M.Tanzi fait référence à Giulio Regeni, un étudiant italien doctorant de l’Université Cambridge, qui a été enlevé et torturé à mort en Égypte en janvier 2016. Le gouvernement égyptien n’a jamais admis sa culpabilité, mais une enquête a révélé que M. Regeni avait été sous la garde des autorités égyptiennes avant sa mort. Cinq responsables de la sécurité nationale égyptienne ont été officiellement accusés de sa torture et de son meutre.
« L’incarcération d’un individu ne peut pas être justifiée par de la discrimination basée sur son acitivité politique. Un gouvernement ne peut pas utiliser une législation domestique pour briser une loi internationale. »
-Attila Massimiliano Tanzi, professeur de droit international à l’Université de Bologne
Le fait que l’Égypte brise si clairement la loi et les conventions internationales lui donne bon espoir que la communauté mondiale appliquera suffisamment de pression sur le gouvernement égyptien pour mettre un terme à la détention de M. Zaki.
La place de la CIDDHU à l’international
Une des clés à la libération de Patrick Zaki est une reconnaissance de sa situation à l’international.

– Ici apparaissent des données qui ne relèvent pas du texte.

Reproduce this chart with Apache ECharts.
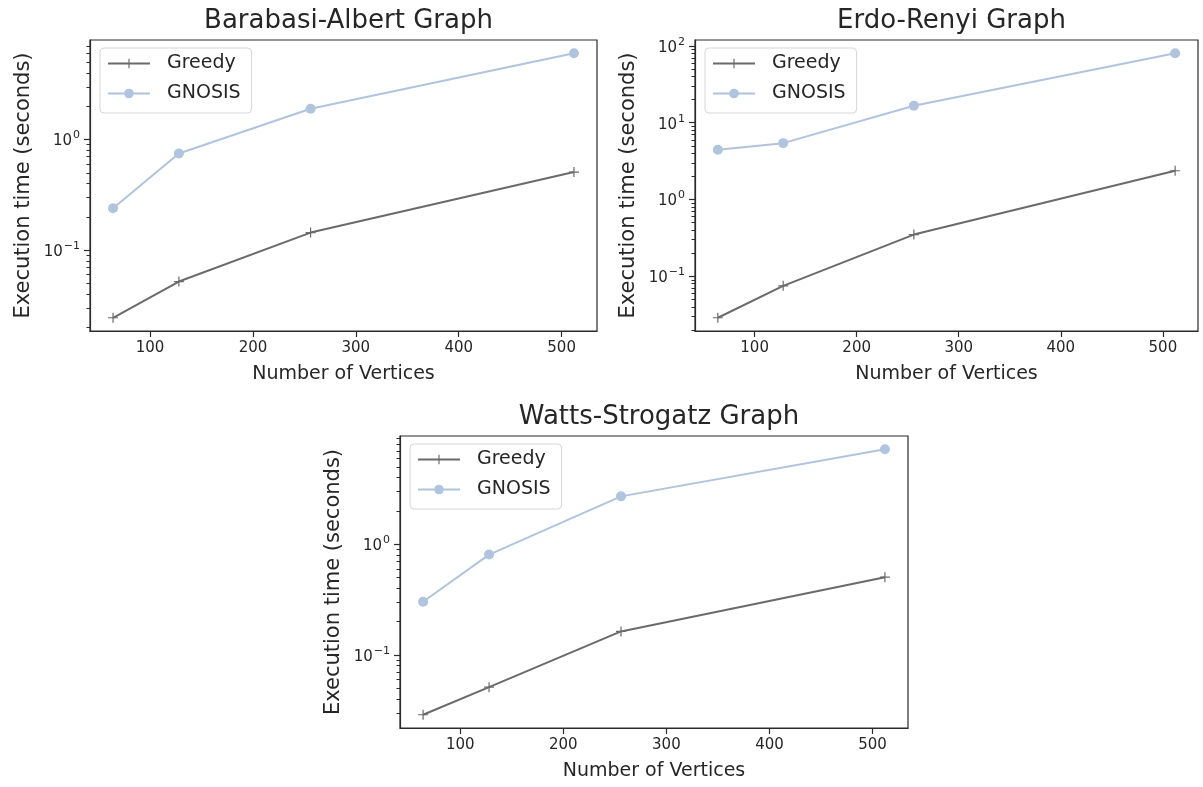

L’étudiante en relations internationales et droit international à l’UQAM Gabrielle Rheault affirme que « l’objectif de toutes les actions qu’entreprend la clinique est que le cas de M. Zaki soit connu au Canada et ailleurs. »
« La CIDDUH est en quelque sorte devenue une institution en matière de droit international au Québec et même au-delà du Québec, dans la mesure où nous approchons nos partenaires pour élaborer des actions conjointes », déclare Mme Trilsch. La CIDDUH est à la base un cours universitaire, mais elle permet à ses étudiants et à ses étudiantes de s’impliquer directement dans de véritables dossiers de défense des droits humains, en partenariat avec plus de 60 organisations réparties aux quatre coins du globe.
Elle agit un peu comme une ONG avec ses collaborateurs et ses collaboratrices pour la défense des droits humains dans plusieurs dossiers internationaux. La CIDDUH s’est notamment impliquée dans la protection des droits de l’enfant en Côte d’Ivoire et a également travaillé sur la protection des droits de la femme en collaboration avec la Global Alliance of National Human Rights Institutions.
En droit international, aucun dossier n’est identique, mais dans tous les cas, la CIDDHU a tendance à s’adresser aux instances internationales.
« Nous aimerions que notre travail puisse créer un précédent juridique qui donnera espoir à toutes les personnes qui se retrouvent dans la situation de M. Zaki », raconte-t-elle. Les membres de la CIDDUH approchent quotidiennement leur travail en espérant faire une différence dans la vie de prisonniers et prisonnières politiques à l’international.